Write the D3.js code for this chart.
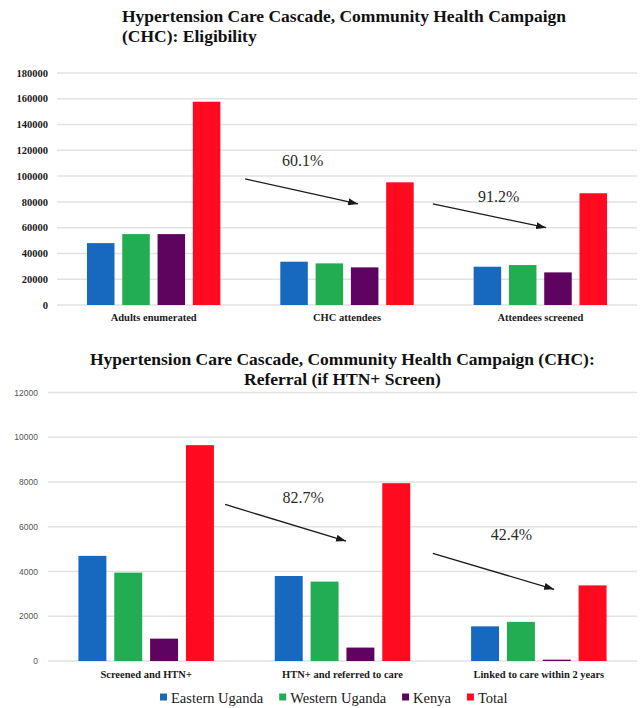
<!DOCTYPE html>
<html>
<head>
<meta charset="utf-8">
<script src="https://cdn.jsdelivr.net/npm/d3@7"></script>
<style>
  body { margin: 0; background: #fff; }
  svg { display: block; }
</style>
</head>
<body>
<div id="chart"></div>
<script>
// series shared by both panels
const series = ["Eastern Uganda", "Western Uganda", "Kenya", "Total"];
const seriesColors = ["#1769c0", "#22ad52", "#5e0460", "#ff0a1e"];

// panel 1: eligibility
const eligCategories = ["Adults enumerated", "CHC attendees", "Attendees screened"];
const eligEastern = [48000, 33600, 29700];
const eligWestern = [55000, 32300, 31000];
const eligKenya = [55000, 29200, 25300];
const eligTotal = [157700, 95200, 86700];
const eligTicks = [0, 20000, 40000, 60000, 80000, 100000, 120000, 140000, 160000, 180000];
const eligSteps = ["60.1%", "91.2%"];

// panel 2: referral
const refCategories = ["Screened and HTN+", "HTN+ and referred to care", "Linked to care within 2 years"];
const refEastern = [4700, 3800, 1550];
const refWestern = [3950, 3550, 1750];
const refKenya = [1000, 600, 60];
const refTotal = [9650, 7950, 3380];
const refTicks = [0, 2000, 4000, 6000, 8000, 10000, 12000];
const refSteps = ["82.7%", "42.4%"];

const W = 644, H = 708;
const serif = "'Liberation Serif', 'Times New Roman', serif";

const svg = d3.select("#chart").append("svg")
    .attr("width", W)
    .attr("height", H);

svg.append("rect").attr("width", W).attr("height", H).attr("fill", "#fff");

svg.append("defs").append("marker")
    .attr("id", "head")
    .attr("markerUnits", "userSpaceOnUse")
    .attr("viewBox", "0 0 10 7")
    .attr("refX", 10).attr("refY", 3.5)
    .attr("markerWidth", 10).attr("markerHeight", 7)
    .attr("orient", "auto")
    .append("path")
    .attr("d", "M0,0L10,3.5L0,7Z")
    .attr("fill", "#1a1a1a");

function drawPanel(opt) {
    const x0 = d3.scaleBand().domain(opt.categories).range(opt.xRange);
    const y = d3.scaleLinear().domain([0, d3.max(opt.ticks)]).range(opt.yRange);
    const groupW = x0.bandwidth() * 0.69;
    const x1 = d3.scaleBand().domain(series).range([0, groupW]).paddingInner(0.22);
    const color = d3.scaleOrdinal().domain(series).range(seriesColors);

    const g = svg.append("g");

    // gridlines
    g.selectAll(".grid").data(opt.ticks).enter().append("line")
        .attr("x1", opt.xRange[0]).attr("x2", opt.xRange[1])
        .attr("y1", d => y(d)).attr("y2", d => y(d))
        .attr("stroke", "#e2e2e2").attr("stroke-width", 1.5);

    // y tick labels
    g.selectAll(".tick").data(opt.ticks).enter().append("text")
        .attr("x", opt.xRange[0] - opt.tickGap)
        .attr("y", d => y(d))
        .attr("dy", "0.35em")
        .attr("text-anchor", "end")
        .attr("font-family", opt.tickFont)
        .attr("font-weight", opt.tickWeight)
        .attr("font-size", opt.tickSize)
        .attr("fill", opt.tickColor)
        .text(d => d);

    // bars
    const rows = opt.categories.map((c, i) => ({
        cat: c,
        vals: series.map((s, j) => ({ s: s, v: opt.values[j][i] }))
    }));

    const grp = g.selectAll(".grp").data(rows).enter().append("g")
        .attr("transform", d => `translate(${x0(d.cat) + (x0.bandwidth() - groupW) / 2},0)`);

    grp.selectAll("rect").data(d => d.vals).enter().append("rect")
        .attr("x", d => x1(d.s))
        .attr("width", x1.bandwidth())
        .attr("y", d => y(d.v))
        .attr("height", d => y(0) - y(d.v))
        .attr("fill", d => color(d.s));

    // category labels
    g.selectAll(".cat").data(opt.categories).enter().append("text")
        .attr("x", d => x0(d) + x0.bandwidth() / 2)
        .attr("y", opt.catY)
        .attr("text-anchor", "middle")
        .attr("font-family", serif)
        .attr("font-weight", "bold")
        .attr("font-size", 10.5)
        .attr("fill", "#1a1a1a")
        .text(d => d);

    // cascade arrows, positioned in band units / data values
    const bx = t => opt.xRange[0] + t * x0.step();
    opt.arrows.forEach((a, i) => {
        g.append("line")
            .attr("x1", bx(a.t0)).attr("y1", y(a.v0))
            .attr("x2", bx(a.t1)).attr("y2", y(a.v1))
            .attr("stroke", "#1a1a1a").attr("stroke-width", 1.3)
            .attr("marker-end", "url(#head)");
        g.append("text")
            .attr("x", bx(a.tl)).attr("y", y(a.vl))
            .attr("font-family", serif)
            .attr("font-size", 16)
            .attr("fill", "#2a2a2a")
            .text(opt.steps[i]);
    });

    // title
    const t = g.append("g").attr("font-family", serif).attr("font-weight", "bold")
        .attr("font-size", 17.5).attr("fill", "#111");
    const l1 = t.append("text").attr("x", opt.titleX).attr("y", opt.titleY).text(opt.title[0]);
    if (opt.titleCentered) {
        const cx = opt.titleX + l1.node().getComputedTextLength() / 2;
        l1.attr("x", cx).attr("text-anchor", "middle");
        t.append("text").attr("x", cx).attr("y", opt.titleY + 20)
            .attr("text-anchor", "middle").text(opt.title[1]);
    } else {
        t.append("text").attr("x", opt.titleX).attr("y", opt.titleY + 20).text(opt.title[1]);
    }
}

drawPanel({
    categories: eligCategories,
    values: [eligEastern, eligWestern, eligKenya, eligTotal],
    ticks: eligTicks,
    steps: eligSteps,
    xRange: [57, 637],
    yRange: [305, 73],
    tickGap: 9,
    tickFont: serif,
    tickWeight: "bold",
    tickSize: 10.5,
    tickColor: "#1a1a1a",
    catY: 321,
    title: ["Hypertension Care Cascade, Community Health Campaign", "(CHC): Eligibility"],
    titleX: 122,
    titleY: 22,
    titleCentered: false,
    arrows: [
        { t0: 0.973, v0: 97800, t1: 1.557, v1: 78400, tl: 1.164, vl: 107800 },
        { t0: 1.944, v0: 78400, t1: 2.530, v1: 60000, tl: 2.178, vl: 80100 }
    ]
});

drawPanel({
    categories: refCategories,
    values: [refEastern, refWestern, refKenya, refTotal],
    ticks: refTicks,
    steps: refSteps,
    xRange: [48, 637],
    yRange: [661, 392.6],
    tickGap: 10,
    tickFont: "'Liberation Sans', Arial, sans-serif",
    tickWeight: "normal",
    tickSize: 8.5,
    tickColor: "#555",
    catY: 678,
    title: ["Hypertension Care Cascade, Community Health Campaign (CHC):", "Referral (if HTN+ Screen)"],
    titleX: 90,
    titleY: 365,
    titleCentered: true,
    arrows: [
        { t0: 0.902, v0: 7000, t1: 1.518, v1: 5360, tl: 1.194, vl: 7060 },
        { t0: 1.960, v0: 4815, t1: 2.578, v1: 3205, tl: 2.255, vl: 5410 }
    ]
});

// legend
const legend = svg.append("g").attr("font-family", serif).attr("font-size", 14.5).attr("fill", "#1a1a1a");
let lx = 160;
series.forEach((s, i) => {
    legend.append("rect")
        .attr("x", lx).attr("y", 693.5).attr("width", 7).attr("height", 7)
        .attr("fill", seriesColors[i]);
    const txt = legend.append("text").attr("x", lx + 11).attr("y", 703).text(s);
    lx += 11 + txt.node().getComputedTextLength() + 16;
});
</script>
</body>
</html>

================================

__Task requirements__
Go through the lines above. Select every one that has the string "chart".

__Answer to this problem__
Write the D3.js code for this chart.
<div id="chart"></div>
const svg = d3.select("#chart").append("svg")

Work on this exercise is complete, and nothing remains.